Sam Cutler’s Nuanced View Of Altamont

Everything appears to be ready, are you ready? Thus are Sam Cutler’s introductory words from the Stones’ ’69 tour memorialized on Get Yer Ya-Yas Out, introducing, in his lifted superlative, “The Greatest Rock’n’Roll Band In The World.”

Now, more than 40 years on, Cutler has written a superb autobiography entitled “You Can’t Always Get What You Want,” the best parts of which center around his stint as tour manager for the Stones on their epochal ’69 tour.  Less than a year ago, we had Ethan Russell’s great book of photos from the tour, Let It Bleed, along with written accompaniment, but Cutler’s book is a well-told, up-close look at interactions the Stones had along the way, the most historically important element being his telling the tale of what happened at Altamont in a nuanced manner that not only names names, but gives a different interpretation of events.

Cutler imparts like a slow-motion car wreck the events that led to Meredith Hunter’s death at the hands of Hells Angels.  The San Francisco bands and forces that encouraged the Stones to do a free concert in the Bay Area, but were organizationally too diffuse to think through the implications of a December outdoors concert.  The sleazy moves of the mysterious hood John Jaymes who attached himself to the Stones and with no actual authority, claimed the right to commit to the Altamont site, which proved to be so inappropriate.  The buckets of bad acid that were passed through the crowd, leading to a cacophony of bad trips.  The way the San Francisco bands who’d egged the Stones on into throwing the concert all disappeared when it hit the fan.

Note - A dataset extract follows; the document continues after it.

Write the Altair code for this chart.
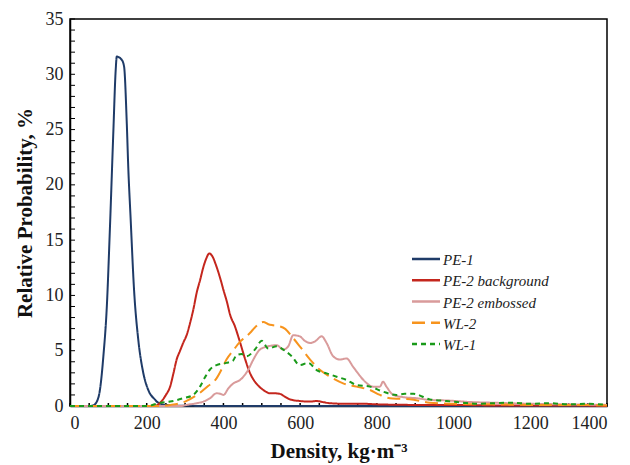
import altair as alt
import pandas as pd

# ---- data ----
pe1_x = [0, 50, 60, 70, 78, 87, 96, 104, 113, 119, 122, 135, 141, 148, 152, 158, 167, 178, 191, 204, 221, 230, 250, 300, 400, 600, 800, 1000, 1200, 1400]
pe1_y = [0, 0, 0.05, 0.4, 1.45, 4.5, 9, 16, 24.8, 30.3, 31.6, 31.3, 30.7, 25.6, 21.5, 17, 10.5, 6.0, 3.0, 1.45, 0.6, 0.3, 0.1, 0.02, 0, 0, 0, 0, 0, 0]

pe2b_x = [0, 200, 225, 235, 250, 261, 270, 278, 287, 295, 305, 313, 322, 330, 340, 348, 356, 363, 370, 382, 392, 400, 410, 417, 430, 443, 456, 469, 482, 495, 508, 521, 534, 547, 560, 573, 600, 626, 643, 660, 678, 720, 765, 800, 900, 1000, 1100, 1200, 1300, 1400]
pe2b_y = [0, 0, 0.05, 0.3, 1.0, 1.75, 3.0, 4.2, 5.0, 5.7, 6.5, 7.5, 8.8, 10.2, 11.5, 12.6, 13.4, 13.8, 13.6, 12.6, 11.5, 10.5, 9.3, 8.3, 7.2, 5.8, 4.3, 3.0, 2.2, 1.7, 1.35, 1.15, 1.15, 1.1, 0.85, 0.6, 0.45, 0.4, 0.45, 0.35, 0.25, 0.2, 0.2, 0.15, 0.1, 0.1, 0.05, 0.05, 0.05, 0]

pe2e_x = [0, 290, 304, 330, 348, 365, 382, 392, 400, 413, 426, 443, 452, 465, 478, 495, 517, 539, 556, 569, 582, 599, 612, 626, 639, 656, 669, 686, 704, 721, 738, 752, 765, 791, 808, 816, 825, 843, 869, 904, 938, 982, 1050, 1100, 1200, 1300, 1400]
pe2e_y = [0, 0, 0.1, 0.25, 0.4, 0.7, 1.15, 1.1, 1.0, 1.6, 2.05, 2.35, 2.65, 3.3, 4.2, 5.1, 5.4, 5.5, 5.1, 5.4, 6.4, 6.3, 5.9, 5.7, 5.85, 6.3, 5.7, 4.5, 4.2, 4.3, 3.55, 2.9, 2.35, 1.75, 1.75, 2.2, 1.75, 1.0, 0.8, 0.7, 0.55, 0.5, 0.35, 0.3, 0.2, 0.15, 0.1]

wl2_x = [0, 230, 261, 300, 339, 360, 382, 395, 408, 425, 443, 456, 469, 482, 495, 504, 517, 530, 547, 560, 578, 599, 626, 652, 678, 712, 747, 782, 808, 834, 860, 886, 938, 1000, 1100, 1200, 1300, 1400]
wl2_y = [0, 0, 0.1, 0.4, 1.2, 1.8, 2.5, 3.3, 4.2, 5.0, 5.8, 6.2, 6.6, 7.1, 7.5, 7.6, 7.4, 7.3, 7.2, 7.0, 6.3, 5.4, 4.2, 3.25, 2.65, 2.05, 1.75, 1.45, 1.0, 0.7, 0.65, 0.6, 0.3, 0.2, 0.15, 0.1, 0.1, 0.05]

wl1_x = [0, 200, 235, 261, 295, 321, 339, 352, 365, 382, 408, 425, 434, 447, 460, 482, 500, 517, 539, 556, 578, 599, 621, 643, 669, 695, 721, 747, 782, 816, 851, 873, 895, 938, 982, 1025, 1060, 1100, 1150, 1200, 1250, 1300, 1350, 1400]
wl1_y = [0, 0, 0.3, 0.4, 0.7, 1.0, 1.75, 2.6, 3.3, 3.7, 3.9, 4.1, 4.6, 4.7, 4.5, 5.1, 5.9, 5.2, 5.4, 5.1, 4.5, 3.7, 3.9, 3.25, 2.95, 2.65, 2.35, 1.9, 1.75, 1.3, 1.0, 1.1, 1.1, 0.6, 0.45, 0.3, 0.2, 0.25, 0.3, 0.2, 0.25, 0.15, 0.2, 0.1]

series_names = ["PE-1", "PE-2 background", "PE-2 embossed", "WL-2", "WL-1"]
series_colors = ["#1f3b68", "#c4261d", "#d99b9b", "#f7941d", "#1a9a1a"]
series_dash = [[1, 0], [1, 0], [1, 0], [13, 6], [5, 4]]

x_ticks = [0, 200, 400, 600, 800, 1000, 1200, 1400]
y_ticks = [0, 5, 10, 15, 20, 25, 30, 35]
y_minor = list(range(0, 36))
x_minor = list(range(0, 1401, 50))

# ---- build tables ----
rows = []
for name, xs, ys in zip(series_names,
                        [pe1_x, pe2b_x, pe2e_x, wl2_x, wl1_x],
                        [pe1_y, pe2b_y, pe2e_y, wl2_y, wl1_y]):
    for i, (xv, yv) in enumerate(zip(xs, ys)):
        rows.append({"series": name, "x": xv, "y": yv, "i": i})
df = pd.DataFrame(rows)
legend_df = pd.DataFrame({"series": series_names})

W, H = 537, 387
FONT = "Liberation Serif"

xscale = alt.Scale(domain=[0, 1400], nice=False)
yscale = alt.Scale(domain=[0, 35], nice=False)
cscale = alt.Scale(domain=series_names, range=series_colors)
dscale = alt.Scale(domain=series_names, range=series_dash)

lines = alt.Chart(df).mark_line(strokeWidth=2, interpolate="monotone").encode(
    x=alt.X("x:Q", scale=xscale,
            axis=alt.Axis(values=x_ticks, format="d", title="Density, kg·m⁻³", grid=False,
                          ticks=False, labelPadding=8, titlePadding=8)),
    y=alt.Y("y:Q", scale=yscale,
            axis=alt.Axis(values=y_ticks, format="d", title="Relative Probability, %", grid=False,
                          ticks=False, labelPadding=7, titlePadding=10)),
    color=alt.Color("series:N", scale=cscale, legend=None),
    strokeDash=alt.StrokeDash("series:N", scale=dscale, legend=None),
    order="i:Q",
)

ytick_df = pd.DataFrame({"v": y_minor})
yticks = alt.Chart(ytick_df).mark_rule(color="black", strokeWidth=1).encode(
    y=alt.Y("v:Q", scale=yscale, axis=None),
    x=alt.value(0), x2=alt.value(5),
)
xtick_df = pd.DataFrame({"v": x_minor})
xticks = alt.Chart(xtick_df).mark_rule(color="black", strokeWidth=1.5).encode(
    x=alt.X("v:Q", scale=xscale),
    y=alt.value(H), y2=alt.value(H - 3),
)

# manual legend (rows placed by a point scale)
leg_y = alt.Y("series:N", scale=alt.Scale(type="point", domain=series_names, range=[240, 325], padding=0), axis=None)
leg_sym = alt.Chart(legend_df).mark_rule(strokeWidth=2.5).encode(
    y=leg_y,
    x=alt.value(342), x2=alt.value(370),
    color=alt.Color("series:N", scale=cscale, legend=None),
    strokeDash=alt.StrokeDash("series:N", scale=dscale, legend=None),
)
leg_txt = alt.Chart(legend_df).mark_text(
    align="left", baseline="middle", font=FONT, fontSize=15, fontStyle="italic", color="#222", dy=1
).encode(
    y=leg_y,
    x=alt.value(373),
    text="series:N",
)
legend = alt.layer(leg_sym, leg_txt)

chart = alt.layer(yticks, xticks, lines, legend).resolve_scale(y="independent").properties(
    width=W, height=H,
    autosize=alt.AutoSizeParams(type="none"),
    padding={"left": 70, "top": 19, "right": 23, "bottom": 59},
).configure_view(
    stroke="black", strokeWidth=1.5
).configure_axis(
    domainColor="black", domainWidth=1.5,
    labelFont=FONT, labelFontSize=18, labelColor="#222",
    titleFont=FONT, titleFontSize=21, titleFontWeight="bold", titleColor="#111",
)

chart.save("out.html", embed_options={"renderer": "svg", "actions": False})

He describes how the chief instigators of violence against the crowd — the pool cue thugs, the puffed out sadists — were for the most part either Angels in training, on probationary status, or hick Angels from, like, San Jose, not the main branch in San Francisco lined up, mostly by Rock Scully of the Dead, to provide stage security.  Now, this is a little like blaming the Cambodian Holocaust not on Pol Pot but on the notion that the Khmer Rouge were from the country and just didn’t like those effete Phnom Penh residents.  But throughout the book, there’s the ring of truth, and Cutler is a straightforward, organized writer.  You get the feeling that he writes the way he probably ran the tour: no BS, just a workmanlike effort to get the job done.

His story of abandonment by the Stones within literal hours of their return to San Francisco from the concert, their leaving him to hold the bag, his sense of duty and honor infusing a possibly suicidal effort to straighten things out with the Angels afterward, is absolutely fascinating.  Makes it harder to see Mick’s remorseful face in Gimme Shelter watching the death of Hunter — for very quickly, Mick was out of the country, in his safe European home.  The Angels immediately  wanted to get their hands on the Maysle Brothers’ film to see what evidence of murder might be pinned on which Angel.  It’s a great read, and we’re glad that Cutler took the opportunity to write it.